Prominent Critics Rip Into Awful Coverage of the Duke "Rape" Hoax

Former Times Public Editor Daniel Okrent called the Times' coverage "heartbreaking."

The Chronicle, a student newspaper at Duke University, talked to some prominent Times critics, including former public editor Daniel Okrent, to assess the paper's shoddy, slanted coverage of the Duke lacrosse "rape" case in the wake of the three accused players being declared totally innocent of all charges. (Hat-tip Romenesko's Media News.)


"'I think The Times' coverage was heartbreaking,' said Daniel Okrent, who served as the first public editor of The Times from October 2003 to May 2005. 'I understand why they jumped on the story when they did, but it showed everything that's wrong with American journalism.'"


National Journal columnist and former Times reporter Stuart Taylor Jr. toldThe Chronicle that the controversial 5,600-word lead story August 25 by Duff Wilson and Jonathan Glater was "the worst single piece of journalism I've ever seen in long form in a newspaper."


At the time, Taylor wrote on Slate magazine that the story "highlights every superficial incriminating piece of evidence in the case, selectively omits important exculpatory evidence and reports hotly disputed statements...as if they were established facts."


Chronicle Reporter Iza Wojciechowska: "But The Times' news agenda appeared to support a moral agenda as well, advocating societal lessons emerging from the issues of race, sex and class issues brought to light in the case's early development, said KC Johnson, author of the 'Durham-In-Wonderland' blog that attracted national attention for its coverage of the case.

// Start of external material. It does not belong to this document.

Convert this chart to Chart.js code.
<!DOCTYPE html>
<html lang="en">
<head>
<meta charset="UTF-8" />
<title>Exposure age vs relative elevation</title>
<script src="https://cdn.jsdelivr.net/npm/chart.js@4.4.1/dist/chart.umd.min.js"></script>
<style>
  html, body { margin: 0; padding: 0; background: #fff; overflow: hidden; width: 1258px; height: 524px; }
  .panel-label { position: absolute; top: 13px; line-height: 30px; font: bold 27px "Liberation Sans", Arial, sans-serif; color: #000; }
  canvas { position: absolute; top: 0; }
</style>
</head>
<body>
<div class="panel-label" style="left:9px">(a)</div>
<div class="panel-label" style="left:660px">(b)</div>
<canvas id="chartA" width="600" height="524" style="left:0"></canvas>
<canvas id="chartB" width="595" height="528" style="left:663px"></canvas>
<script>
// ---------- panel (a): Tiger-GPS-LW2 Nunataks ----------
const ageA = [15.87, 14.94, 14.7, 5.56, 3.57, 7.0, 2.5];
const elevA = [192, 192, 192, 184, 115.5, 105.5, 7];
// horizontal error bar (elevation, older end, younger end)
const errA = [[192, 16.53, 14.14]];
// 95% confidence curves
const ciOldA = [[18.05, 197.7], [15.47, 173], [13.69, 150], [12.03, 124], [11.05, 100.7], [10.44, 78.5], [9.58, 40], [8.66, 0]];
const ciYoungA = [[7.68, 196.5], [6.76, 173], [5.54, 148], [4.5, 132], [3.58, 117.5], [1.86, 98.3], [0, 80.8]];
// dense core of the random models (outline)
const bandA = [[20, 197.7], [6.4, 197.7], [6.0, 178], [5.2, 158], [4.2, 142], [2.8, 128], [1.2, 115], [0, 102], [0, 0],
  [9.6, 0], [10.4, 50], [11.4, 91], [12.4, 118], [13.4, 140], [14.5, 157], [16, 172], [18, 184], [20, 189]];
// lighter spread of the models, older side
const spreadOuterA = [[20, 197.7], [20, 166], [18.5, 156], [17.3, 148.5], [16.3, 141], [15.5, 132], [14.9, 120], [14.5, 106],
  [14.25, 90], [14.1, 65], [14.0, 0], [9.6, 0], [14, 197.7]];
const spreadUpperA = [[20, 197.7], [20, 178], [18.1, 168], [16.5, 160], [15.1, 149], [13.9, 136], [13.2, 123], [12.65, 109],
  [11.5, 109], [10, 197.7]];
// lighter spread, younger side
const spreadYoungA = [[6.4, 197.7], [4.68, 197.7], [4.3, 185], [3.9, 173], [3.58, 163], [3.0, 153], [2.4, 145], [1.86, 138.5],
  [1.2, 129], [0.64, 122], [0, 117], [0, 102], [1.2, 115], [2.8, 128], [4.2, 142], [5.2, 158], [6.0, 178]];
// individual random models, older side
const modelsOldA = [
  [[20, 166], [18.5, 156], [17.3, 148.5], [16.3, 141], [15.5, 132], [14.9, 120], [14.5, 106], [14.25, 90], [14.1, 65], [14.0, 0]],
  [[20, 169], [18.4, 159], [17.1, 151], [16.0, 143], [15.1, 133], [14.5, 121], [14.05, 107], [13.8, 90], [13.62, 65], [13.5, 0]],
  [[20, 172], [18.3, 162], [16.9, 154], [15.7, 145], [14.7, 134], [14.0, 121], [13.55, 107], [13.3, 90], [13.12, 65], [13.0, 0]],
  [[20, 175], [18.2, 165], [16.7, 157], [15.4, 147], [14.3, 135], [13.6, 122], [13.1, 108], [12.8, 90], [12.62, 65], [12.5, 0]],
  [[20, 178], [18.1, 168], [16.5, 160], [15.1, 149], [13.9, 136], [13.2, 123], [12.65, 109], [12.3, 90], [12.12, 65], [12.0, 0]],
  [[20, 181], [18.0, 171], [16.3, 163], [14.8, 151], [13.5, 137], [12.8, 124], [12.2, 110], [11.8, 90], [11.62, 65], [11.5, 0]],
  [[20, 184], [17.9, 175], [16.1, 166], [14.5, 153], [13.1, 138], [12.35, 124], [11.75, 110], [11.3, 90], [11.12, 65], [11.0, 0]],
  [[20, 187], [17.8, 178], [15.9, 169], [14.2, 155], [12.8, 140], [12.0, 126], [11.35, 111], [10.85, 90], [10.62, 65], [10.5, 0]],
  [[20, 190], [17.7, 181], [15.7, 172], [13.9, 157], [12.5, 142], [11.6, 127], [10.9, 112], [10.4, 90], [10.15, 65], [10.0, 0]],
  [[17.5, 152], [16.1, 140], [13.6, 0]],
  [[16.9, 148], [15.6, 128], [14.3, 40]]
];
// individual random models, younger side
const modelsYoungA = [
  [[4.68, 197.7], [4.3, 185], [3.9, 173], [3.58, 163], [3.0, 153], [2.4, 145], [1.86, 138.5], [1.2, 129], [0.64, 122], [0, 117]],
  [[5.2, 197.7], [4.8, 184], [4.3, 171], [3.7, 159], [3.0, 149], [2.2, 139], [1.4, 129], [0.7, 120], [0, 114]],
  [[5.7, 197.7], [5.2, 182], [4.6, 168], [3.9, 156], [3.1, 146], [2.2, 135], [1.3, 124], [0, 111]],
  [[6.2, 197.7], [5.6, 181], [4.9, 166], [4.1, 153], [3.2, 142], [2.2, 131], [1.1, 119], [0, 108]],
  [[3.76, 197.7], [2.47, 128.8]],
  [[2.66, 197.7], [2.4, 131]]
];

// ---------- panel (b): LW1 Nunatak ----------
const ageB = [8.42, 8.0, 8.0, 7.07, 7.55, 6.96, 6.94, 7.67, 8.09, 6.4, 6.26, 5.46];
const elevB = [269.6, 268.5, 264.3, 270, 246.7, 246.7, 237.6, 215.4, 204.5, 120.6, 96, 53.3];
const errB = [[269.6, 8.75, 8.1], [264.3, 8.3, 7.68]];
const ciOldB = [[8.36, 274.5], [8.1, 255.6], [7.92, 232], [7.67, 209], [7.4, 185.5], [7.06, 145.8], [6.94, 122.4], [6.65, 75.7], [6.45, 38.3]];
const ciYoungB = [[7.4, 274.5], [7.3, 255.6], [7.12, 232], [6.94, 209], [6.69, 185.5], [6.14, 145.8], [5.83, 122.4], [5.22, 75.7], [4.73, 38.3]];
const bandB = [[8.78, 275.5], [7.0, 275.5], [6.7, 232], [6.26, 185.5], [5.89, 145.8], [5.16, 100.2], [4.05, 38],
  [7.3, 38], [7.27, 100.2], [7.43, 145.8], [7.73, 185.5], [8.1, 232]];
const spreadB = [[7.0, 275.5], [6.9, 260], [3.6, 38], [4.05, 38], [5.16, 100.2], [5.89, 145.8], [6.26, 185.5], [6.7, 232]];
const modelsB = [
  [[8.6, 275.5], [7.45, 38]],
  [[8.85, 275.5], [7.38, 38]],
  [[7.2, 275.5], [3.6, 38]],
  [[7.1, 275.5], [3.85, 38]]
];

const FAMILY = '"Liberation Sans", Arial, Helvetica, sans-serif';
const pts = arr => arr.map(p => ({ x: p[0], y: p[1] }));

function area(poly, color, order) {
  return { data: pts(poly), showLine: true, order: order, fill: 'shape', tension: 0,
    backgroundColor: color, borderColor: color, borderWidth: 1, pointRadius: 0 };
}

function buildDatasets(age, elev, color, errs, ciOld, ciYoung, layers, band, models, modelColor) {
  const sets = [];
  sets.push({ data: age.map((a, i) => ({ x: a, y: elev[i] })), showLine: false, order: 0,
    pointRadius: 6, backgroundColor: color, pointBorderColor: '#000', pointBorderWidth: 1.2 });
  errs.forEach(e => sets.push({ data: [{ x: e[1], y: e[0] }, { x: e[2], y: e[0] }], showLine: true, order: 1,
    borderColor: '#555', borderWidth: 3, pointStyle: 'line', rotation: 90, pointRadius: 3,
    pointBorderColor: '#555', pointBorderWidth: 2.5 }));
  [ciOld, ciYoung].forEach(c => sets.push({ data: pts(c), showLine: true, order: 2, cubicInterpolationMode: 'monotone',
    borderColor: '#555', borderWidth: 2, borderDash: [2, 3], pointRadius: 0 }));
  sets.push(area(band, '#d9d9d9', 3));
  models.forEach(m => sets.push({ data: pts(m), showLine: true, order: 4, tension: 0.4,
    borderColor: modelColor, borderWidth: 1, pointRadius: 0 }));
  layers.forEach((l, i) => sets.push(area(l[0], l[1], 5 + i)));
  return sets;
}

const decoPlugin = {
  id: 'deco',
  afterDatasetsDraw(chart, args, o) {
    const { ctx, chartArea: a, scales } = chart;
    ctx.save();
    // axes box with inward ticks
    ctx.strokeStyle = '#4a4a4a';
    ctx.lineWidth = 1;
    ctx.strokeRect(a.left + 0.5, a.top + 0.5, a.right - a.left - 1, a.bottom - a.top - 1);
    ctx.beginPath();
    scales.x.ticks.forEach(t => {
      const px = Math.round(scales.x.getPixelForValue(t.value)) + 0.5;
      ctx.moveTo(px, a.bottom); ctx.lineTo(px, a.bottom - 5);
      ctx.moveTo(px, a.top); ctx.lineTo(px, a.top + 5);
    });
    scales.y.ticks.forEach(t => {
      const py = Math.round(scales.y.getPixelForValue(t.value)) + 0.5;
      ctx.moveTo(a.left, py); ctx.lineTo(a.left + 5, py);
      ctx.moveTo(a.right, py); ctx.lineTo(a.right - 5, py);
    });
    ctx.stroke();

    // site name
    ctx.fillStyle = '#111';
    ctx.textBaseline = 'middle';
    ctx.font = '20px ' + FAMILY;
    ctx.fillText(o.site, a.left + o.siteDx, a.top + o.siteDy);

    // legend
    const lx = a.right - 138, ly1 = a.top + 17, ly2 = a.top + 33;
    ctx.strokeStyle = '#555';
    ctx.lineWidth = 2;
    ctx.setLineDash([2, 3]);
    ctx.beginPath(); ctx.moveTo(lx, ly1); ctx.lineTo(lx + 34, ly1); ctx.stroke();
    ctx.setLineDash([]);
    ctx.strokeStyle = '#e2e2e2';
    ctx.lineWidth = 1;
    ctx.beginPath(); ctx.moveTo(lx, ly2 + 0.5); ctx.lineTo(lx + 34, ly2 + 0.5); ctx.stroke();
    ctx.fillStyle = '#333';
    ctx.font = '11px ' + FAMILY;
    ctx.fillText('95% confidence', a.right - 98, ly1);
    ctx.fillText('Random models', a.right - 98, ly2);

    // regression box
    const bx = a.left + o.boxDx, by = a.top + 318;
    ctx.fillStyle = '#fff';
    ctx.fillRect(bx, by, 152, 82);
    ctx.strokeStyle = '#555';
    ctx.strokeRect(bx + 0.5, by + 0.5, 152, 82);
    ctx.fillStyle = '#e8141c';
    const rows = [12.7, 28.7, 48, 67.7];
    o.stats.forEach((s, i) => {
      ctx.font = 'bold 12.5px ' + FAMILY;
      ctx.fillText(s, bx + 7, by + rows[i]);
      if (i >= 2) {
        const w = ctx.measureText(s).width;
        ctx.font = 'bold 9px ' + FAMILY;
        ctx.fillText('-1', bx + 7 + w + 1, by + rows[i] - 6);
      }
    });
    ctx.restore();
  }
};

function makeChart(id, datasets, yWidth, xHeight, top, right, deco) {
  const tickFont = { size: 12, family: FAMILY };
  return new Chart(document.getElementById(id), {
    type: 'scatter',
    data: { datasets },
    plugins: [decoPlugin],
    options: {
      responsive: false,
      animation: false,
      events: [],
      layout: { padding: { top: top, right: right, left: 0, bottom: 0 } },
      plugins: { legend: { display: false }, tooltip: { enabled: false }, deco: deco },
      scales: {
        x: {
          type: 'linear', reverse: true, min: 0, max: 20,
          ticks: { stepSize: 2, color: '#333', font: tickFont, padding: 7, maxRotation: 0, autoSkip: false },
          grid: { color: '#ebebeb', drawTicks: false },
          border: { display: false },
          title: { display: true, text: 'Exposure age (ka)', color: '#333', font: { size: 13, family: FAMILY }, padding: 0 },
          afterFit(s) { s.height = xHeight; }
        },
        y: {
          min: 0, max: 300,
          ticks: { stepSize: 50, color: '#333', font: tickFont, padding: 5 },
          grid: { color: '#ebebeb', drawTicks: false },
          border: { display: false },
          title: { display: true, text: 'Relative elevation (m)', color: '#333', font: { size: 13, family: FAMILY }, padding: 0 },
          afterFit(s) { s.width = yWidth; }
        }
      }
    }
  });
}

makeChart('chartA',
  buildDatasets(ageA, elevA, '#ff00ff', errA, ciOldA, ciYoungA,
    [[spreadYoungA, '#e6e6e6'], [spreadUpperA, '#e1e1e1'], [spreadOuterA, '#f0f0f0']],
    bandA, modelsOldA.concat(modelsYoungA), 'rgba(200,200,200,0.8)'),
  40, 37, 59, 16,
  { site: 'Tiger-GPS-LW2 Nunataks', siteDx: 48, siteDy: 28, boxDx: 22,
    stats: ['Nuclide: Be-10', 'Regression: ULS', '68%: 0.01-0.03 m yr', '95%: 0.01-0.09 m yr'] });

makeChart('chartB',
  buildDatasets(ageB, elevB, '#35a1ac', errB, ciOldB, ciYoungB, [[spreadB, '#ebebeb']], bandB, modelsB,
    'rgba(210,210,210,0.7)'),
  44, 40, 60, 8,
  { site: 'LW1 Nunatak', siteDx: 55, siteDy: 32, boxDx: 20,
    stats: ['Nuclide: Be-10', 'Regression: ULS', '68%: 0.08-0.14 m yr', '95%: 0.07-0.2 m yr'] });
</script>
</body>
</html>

"'The best adjective to describe the news coverage of The Times is "duplicitous," ' Johnson said. 'The news coverage in March and early April should be faulted for accepting the Nifong line basically hook, line and sinker and making a morality tale of the case, drawing broad lessons of college athletes at the time when the facts of the case were really unclear.'

Taylor didn't spare the paper's columnists either in his interview with The Chronicle: "Times sports columnists Selena Roberts and Harvey Araton-who began writing about the story early in the case's development-were also widely blamed for rushing to judgment, printing in their opinion pieces what Taylor called 'vicious, hate-filled attacks on the lacrosse players,' and what Johnson described in his blog as 'outrageous writings.'


Times Watch took note of the vitriol that sports columnists Selena Roberts and Harvey Araton poured onto the innocent Dukies - in Roberts' case, her sliming of the players and their "white privilege" continued up until the day before the charges were dropped.